Computing for the visually impaired.

There are quite a few people doing computing who are heavily visually impaired and or even blind. Know of many system administrators both male and female who earn their livelihood and are blind. Traditionally, special sound equipment had to be added to a computer so that all commands and or keystrokes would be spoken via a speech synthesizer. Now with newer systems that is not so much true. Linux has several distros that are free as in beer that were developed for the visually impaired. Knoppix, which has been around a long time was probably the first distro I know of to support visually impaired users.
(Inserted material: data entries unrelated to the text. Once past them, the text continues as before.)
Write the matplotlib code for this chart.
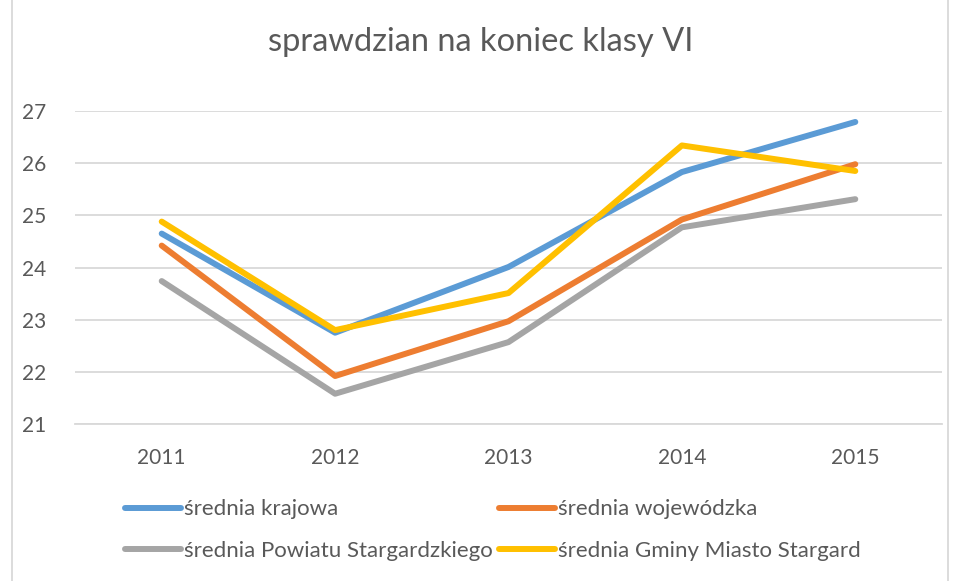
import matplotlib.pyplot as plt
from matplotlib.patches import Rectangle

plt.rcParams['font.family'] = ['Lato', 'DejaVu Sans']

# data
years = ['2011', '2012', '2013', '2014', '2015']
krajowa = [24.65, 22.75, 24.01, 25.83, 26.79]
wojewodzka = [24.42, 21.92, 22.97, 24.92, 25.98]
powiat = [23.74, 21.58, 22.57, 24.77, 25.31]
gmina = [24.88, 22.80, 23.51, 26.34, 25.85]

series = [
    ('średnia krajowa', krajowa, '#5B9BD5'),
    ('średnia wojewódzka', wojewodzka, '#ED7D31'),
    ('średnia Powiatu Stargardzkiego', powiat, '#A5A5A5'),
    ('średnia Gminy Miasto Stargard', gmina, '#FFC000'),
]

text_col = '#595959'

fig = plt.figure(figsize=(9.62, 5.81), dpi=100)
ax = fig.add_axes([75 / 962, 1 - 424 / 581, (942 - 75) / 962, (424 - 111) / 581])

x = range(len(years))
lines = []
for name, vals, col in series:
    ln, = ax.plot(x, vals, color=col, lw=4.3, label=name, solid_capstyle='round', solid_joinstyle='round')
    lines.append(ln)

ax.set_xlim(-0.5, len(years) - 0.5)
ax.set_ylim(21, 27)
ax.set_yticks(range(21, 28))
ax.set_xticks(list(x))
ax.set_xticklabels(years)
ax.grid(axis='y', color='#D9D9D9', lw=1.3)
ax.set_axisbelow(True)
for s in ['top', 'right', 'left']:
    ax.spines[s].set_visible(False)
ax.spines['bottom'].set_color('#D9D9D9')
ax.spines['bottom'].set_linewidth(1.3)
ax.tick_params(length=0, labelsize=15, colors=text_col)
ax.tick_params(axis='y', pad=21)
ax.tick_params(axis='x', pad=17)

fig.text(0.5, 1 - 42 / 581, 'sprawdzian na koniec klasy VI', ha='center', va='center',
         fontsize=23.5, color=text_col)

# matplotlib fills legend columns first, so reorder to get rows like the original
order = [0, 2, 1, 3]
fig.legend([lines[i] for i in order], [series[i][0] for i in order], ncol=2, loc='center',
           bbox_to_anchor=(493 / 962, 1 - 530 / 581), frameon=False, fontsize=16,
           labelcolor=text_col, handlelength=2.5, handletextpad=0.15, columnspacing=0.3,
           labelspacing=0.95)

# outer chart frame
fig.patches.append(Rectangle((12 / 962, -0.01), 936 / 962, 1.02, transform=fig.transFigure,
                             fill=False, edgecolor='#D9D9D9', lw=1.3))

fig.savefig('out.png', dpi=100)
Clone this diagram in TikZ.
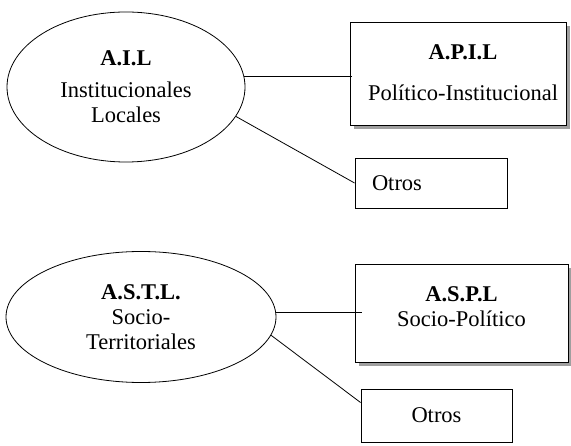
\documentclass[tikz,border=0pt]{standalone}
\usepackage{fontspec}
\setmainfont{Liberation Serif}
\usetikzlibrary{shapes.geometric,shadows,calc}
\begin{document}
\begin{tikzpicture}[x=1pt,y=-1pt,
  every node/.style={font=\fontsize{22.5}{25}\selectfont},
  oval/.style={draw, ellipse, line width=0.8pt, inner sep=0pt, align=center},
  bigbox/.style={draw, line width=0.9pt, fill=white, inner sep=0pt, align=center,
    drop shadow={shadow xshift=4pt, shadow yshift=-4pt, fill=gray!75, opacity=1}},
  smallbox/.style={draw, line width=0.9pt, inner sep=0pt},
  conn/.style={line width=0.8pt}]
\useasboundingbox (0,0) rectangle (571,446);

% top group
\node[oval, minimum width=238pt, minimum height=150pt] (ail) at (126,87)
  {\textbf{A.I.L}\\[7pt]Institucionales\\Locales};
\node[bigbox, minimum width=216pt, minimum height=103pt] (apil) at (458,73.5) {};
\node[align=center, inner sep=0pt] (apilt) at (463,73)
  {\textbf{A.P.I.L}\\[16pt]Político-Institucional};
\node[smallbox, minimum width=152pt, minimum height=50pt, inner xsep=17pt,
  text width=118pt, align=left] (otros1) at (431,183) {Otros};

% bottom group
\node[oval, minimum width=270pt, minimum height=131pt] (astl) at (141,317)
  {\textbf{A.S.T.L.}\\Socio-\\Territoriales};
\node[bigbox, minimum width=213pt, minimum height=98pt] (aspl) at (461.5,313) {};
\node[align=center, inner sep=0pt] (asplt) at (461.5,307)
  {\textbf{A.S.P.L}\\Socio-Político};
\node[smallbox, minimum width=151pt, minimum height=53pt] (otros2) at (436.5,415.5) {Otros};

% connectors
\draw[conn] (ail.5.8) -- ($(ail.5.8 -| apil.west)+(2,0)$);
\draw[conn] (ail.-15.7) -- (otros1.west);
\draw[conn] (astl.2.6) -- ($(astl.2.6 -| aspl.west)+(7,0)$);
\draw[conn] (astl.-8.7) -- ($(otros2.west)+(0,-13)$);
\end{tikzpicture}
\end{document}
You can get it using wget or going to the url of:

ftp://ftp.cise.ufl.edu/pub/mirrors/knoppix/KNOPPIX-ADRIANE_V6.2CD-2009-11-18-EN.iso

Another distro is also available too:

Vinix (based on ubuntu)

http://vinuxproject.org/downloads



Advanced users can try:

https://wiki.archlinux.org/index.php/Arch_Linux_for_the_blind

There is also software that can be added to existing linux systems to make accessibility easier:
brltty - Access software for a blind person using a braille display
brltty-x11 - Access software for a blind person using a braille display
texlive-latex-extra - TeX Live: LaTeX supplementary packages
brltty-flite - Access software for a blind person using a braille display
brltty-speechd - Access software for a blind person using a braille display
libcolorblind-dev - Pixel Filter for colorblind accessibility - headers
libcolorblind0 - Pixel Filter for colorblind accessibility
speechd-el - Emacs speech client using Speech Dispatcher
speechd-el-doc-cs - speechd-el documentation in Czech
squareness - suite of skins for different applications
ttf-tiresias - Fonts for the visually impaired

Interview from the Linux Link Tech show:
http://tlltsarchive.org/archives/tllts_433-12-14-11.mp3
No one should be kept from computing. Hope this article helps someone.